Task:
Transcribe the entries below exactly; leave every image out.

** Start of Entries **

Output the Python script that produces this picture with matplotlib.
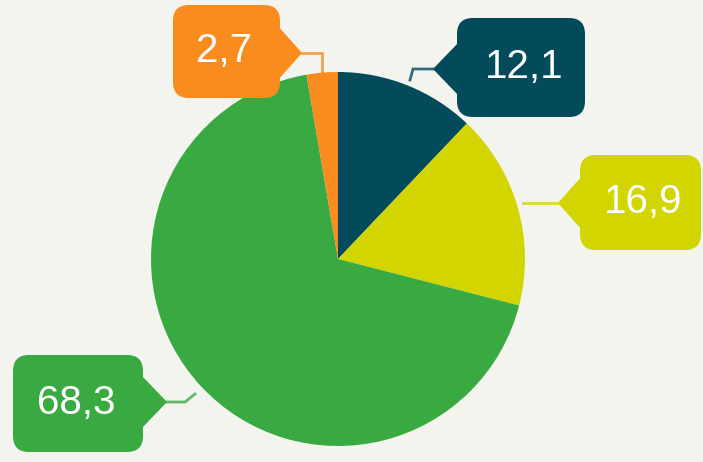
import matplotlib
matplotlib.use("Agg")
import matplotlib.pyplot as plt
from matplotlib.patches import FancyBboxPatch, Polygon

values = [12.1, 16.9, 68.3, 2.7]
labels = ["12,1", "16,9", "68,3", "2,7"]
colors = ["#034a5a", "#d2d500", "#39aa42", "#f98b1f"]
bg = "#f4f4ef"

W, H = 703, 462
fig = plt.figure(figsize=(W / 100, H / 100), dpi=100)
fig.patch.set_facecolor(bg)
ax = fig.add_axes([0, 0, 1, 1])


def Y(y):
    return H - y


cx, cy, r = 338, 259, 187
ax.pie(values, colors=colors, startangle=90, counterclock=False,
       center=(cx, Y(cy)), radius=r, frame=True,
       wedgeprops=dict(linewidth=0))
ax.set_xlim(0, W)
ax.set_ylim(0, H)
ax.set_aspect("auto")
ax.axis("off")

boxes = [
    dict(box=(457, 18, 585, 117), side="left", tip=(433, 69), half=27,
         line=[(433, 69), (413, 69), (410, 80)]),
    dict(box=(580, 155, 701, 250), side="left", tip=(558, 203), half=27,
         line=[(558, 203), (523, 203)]),
    dict(box=(13, 355, 143, 452), side="right", tip=(167, 402), half=27,
         line=[(167, 402), (185, 402), (195, 394)]),
    dict(box=(173, 5, 280, 98), side="right", tip=(302, 53), half=27,
         line=[(302, 53), (322, 53), (322, 74)]),
]

rad = 16
for b, lab, col in zip(boxes, labels, colors):
    x0, y0, x1, y1 = b["box"]
    p = FancyBboxPatch((x0 + rad, Y(y1) + rad), (x1 - x0) - 2 * rad, (y1 - y0) - 2 * rad,
                       boxstyle=f"round,pad={rad}", facecolor=col, edgecolor="none",
                       zorder=5)
    ax.add_patch(p)
    tx, ty = b["tip"]
    ex = x0 + 2 if b["side"] == "left" else x1 - 2
    tri = Polygon([(ex, Y(ty - b["half"])), (tx, Y(ty)), (ex, Y(ty + b["half"]))],
                  closed=True, facecolor=col, edgecolor="none", zorder=5)
    ax.add_patch(tri)
    xs = [p_[0] for p_ in b["line"]]
    ys = [Y(p_[1]) for p_ in b["line"]]
    ax.plot(xs, ys, color=col, lw=2, zorder=4, solid_joinstyle="miter", alpha=0.8)
    ax.text((x0 + x1) / 2 + (3 if b["side"] == "left" else -2), Y((y0 + y1) / 2 - 0.5), lab,
            color="white", fontsize=29, family="Liberation Sans",
            ha="center", va="center", zorder=6)

fig.savefig("out.png", dpi=100, facecolor=bg)
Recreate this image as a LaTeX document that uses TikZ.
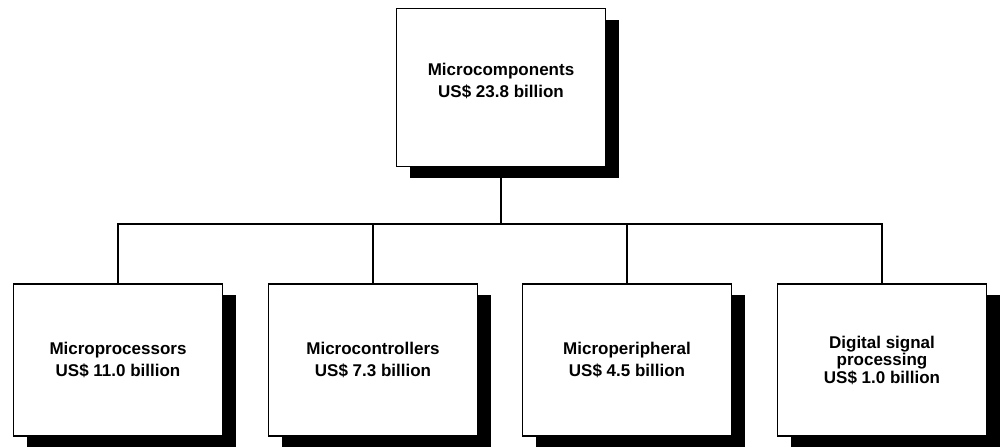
\documentclass[tikz,border=0pt]{standalone}
\usepackage{fontspec}
\setmainfont{Liberation Sans}
\usetikzlibrary{shadows}
\begin{document}
\begin{tikzpicture}[x=1pt,y=-1pt,
  unit/.style={draw=black, line width=1.8pt, fill=white, inner sep=0pt,
    minimum width=209pt, minimum height=152pt, align=center,
    font=\bfseries\fontsize{17}{22}\selectfont,
    general shadow={fill=black, shadow xshift=13pt, shadow yshift=-11pt}},
  link/.style={draw=black, line width=1.8pt}]
\useasboundingbox (0,0) rectangle (1003,447);
% parent node
\node[unit, minimum height=158pt, text depth=14pt] (top) at (501,87.5) {Microcomponents\\US\$ 23.8 billion};
% product segments
\node[unit] (b1) at (118,360) {Microprocessors\\US\$ 11.0 billion};
\node[unit] (b2) at (373,360) {Microcontrollers\\US\$ 7.3 billion};
\node[unit] (b3) at (627,360) {Microperipheral\\US\$ 4.5 billion};
\node[unit, font=\bfseries\fontsize{17}{17.5}\selectfont] (b4) at (882,360) {Digital signal\\processing\\US\$ 1.0 billion};
% tree connectors
\coordinate (bus) at (501,224);
\draw[link] (top.south) -- (bus);
\draw[link] (b1.north) -- (b1.north |- bus) -- (b4.north |- bus) -- (b4.north);
\draw[link] (b2.north) -- (b2.north |- bus);
\draw[link] (b3.north) -- (b3.north |- bus);
\end{tikzpicture}
\end{document}
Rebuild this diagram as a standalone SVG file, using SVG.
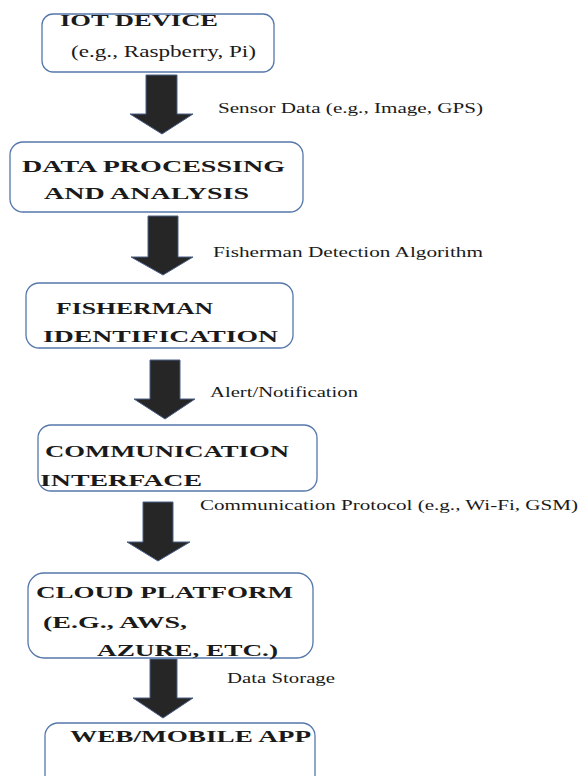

** End of Entries **

Complete response:
Output the Python script that produces this picture with matplotlib.
import matplotlib
matplotlib.use("Agg")
import matplotlib.pyplot as plt
from matplotlib.patches import FancyBboxPatch, Polygon

values = [12.1, 16.9, 68.3, 2.7]
labels = ["12,1", "16,9", "68,3", "2,7"]
colors = ["#034a5a", "#d2d500", "#39aa42", "#f98b1f"]
bg = "#f4f4ef"

W, H = 703, 462
fig = plt.figure(figsize=(W / 100, H / 100), dpi=100)
fig.patch.set_facecolor(bg)
ax = fig.add_axes([0, 0, 1, 1])


def Y(y):
    return H - y


cx, cy, r = 338, 259, 187
ax.pie(values, colors=colors, startangle=90, counterclock=False,
       center=(cx, Y(cy)), radius=r, frame=True,
       wedgeprops=dict(linewidth=0))
ax.set_xlim(0, W)
ax.set_ylim(0, H)
ax.set_aspect("auto")
ax.axis("off")

boxes = [
    dict(box=(457, 18, 585, 117), side="left", tip=(433, 69), half=27,
         line=[(433, 69), (413, 69), (410, 80)]),
    dict(box=(580, 155, 701, 250), side="left", tip=(558, 203), half=27,
         line=[(558, 203), (523, 203)]),
    dict(box=(13, 355, 143, 452), side="right", tip=(167, 402), half=27,
         line=[(167, 402), (185, 402), (195, 394)]),
    dict(box=(173, 5, 280, 98), side="right", tip=(302, 53), half=27,
         line=[(302, 53), (322, 53), (322, 74)]),
]

rad = 16
for b, lab, col in zip(boxes, labels, colors):
    x0, y0, x1, y1 = b["box"]
    p = FancyBboxPatch((x0 + rad, Y(y1) + rad), (x1 - x0) - 2 * rad, (y1 - y0) - 2 * rad,
                       boxstyle=f"round,pad={rad}", facecolor=col, edgecolor="none",
                       zorder=5)
    ax.add_patch(p)
    tx, ty = b["tip"]
    ex = x0 + 2 if b["side"] == "left" else x1 - 2
    tri = Polygon([(ex, Y(ty - b["half"])), (tx, Y(ty)), (ex, Y(ty + b["half"]))],
                  closed=True, facecolor=col, edgecolor="none", zorder=5)
    ax.add_patch(tri)
    xs = [p_[0] for p_ in b["line"]]
    ys = [Y(p_[1]) for p_ in b["line"]]
    ax.plot(xs, ys, color=col, lw=2, zorder=4, solid_joinstyle="miter", alpha=0.8)
    ax.text((x0 + x1) / 2 + (3 if b["side"] == "left" else -2), Y((y0 + y1) / 2 - 0.5), lab,
            color="white", fontsize=29, family="Liberation Sans",
            ha="center", va="center", zorder=6)

fig.savefig("out.png", dpi=100, facecolor=bg)
Recreate this image as a LaTeX document that uses TikZ.
\documentclass[tikz,border=0pt]{standalone}
\usepackage{fontspec}
\setmainfont{Liberation Sans}
\usetikzlibrary{shadows}
\begin{document}
\begin{tikzpicture}[x=1pt,y=-1pt,
  unit/.style={draw=black, line width=1.8pt, fill=white, inner sep=0pt,
    minimum width=209pt, minimum height=152pt, align=center,
    font=\bfseries\fontsize{17}{22}\selectfont,
    general shadow={fill=black, shadow xshift=13pt, shadow yshift=-11pt}},
  link/.style={draw=black, line width=1.8pt}]
\useasboundingbox (0,0) rectangle (1003,447);
% parent node
\node[unit, minimum height=158pt, text depth=14pt] (top) at (501,87.5) {Microcomponents\\US\$ 23.8 billion};
% product segments
\node[unit] (b1) at (118,360) {Microprocessors\\US\$ 11.0 billion};
\node[unit] (b2) at (373,360) {Microcontrollers\\US\$ 7.3 billion};
\node[unit] (b3) at (627,360) {Microperipheral\\US\$ 4.5 billion};
\node[unit, font=\bfseries\fontsize{17}{17.5}\selectfont] (b4) at (882,360) {Digital signal\\processing\\US\$ 1.0 billion};
% tree connectors
\coordinate (bus) at (501,224);
\draw[link] (top.south) -- (bus);
\draw[link] (b1.north) -- (b1.north |- bus) -- (b4.north |- bus) -- (b4.north);
\draw[link] (b2.north) -- (b2.north |- bus);
\draw[link] (b3.north) -- (b3.north |- bus);
\end{tikzpicture}
\end{document}
Rebuild this diagram as a standalone SVG file, using SVG.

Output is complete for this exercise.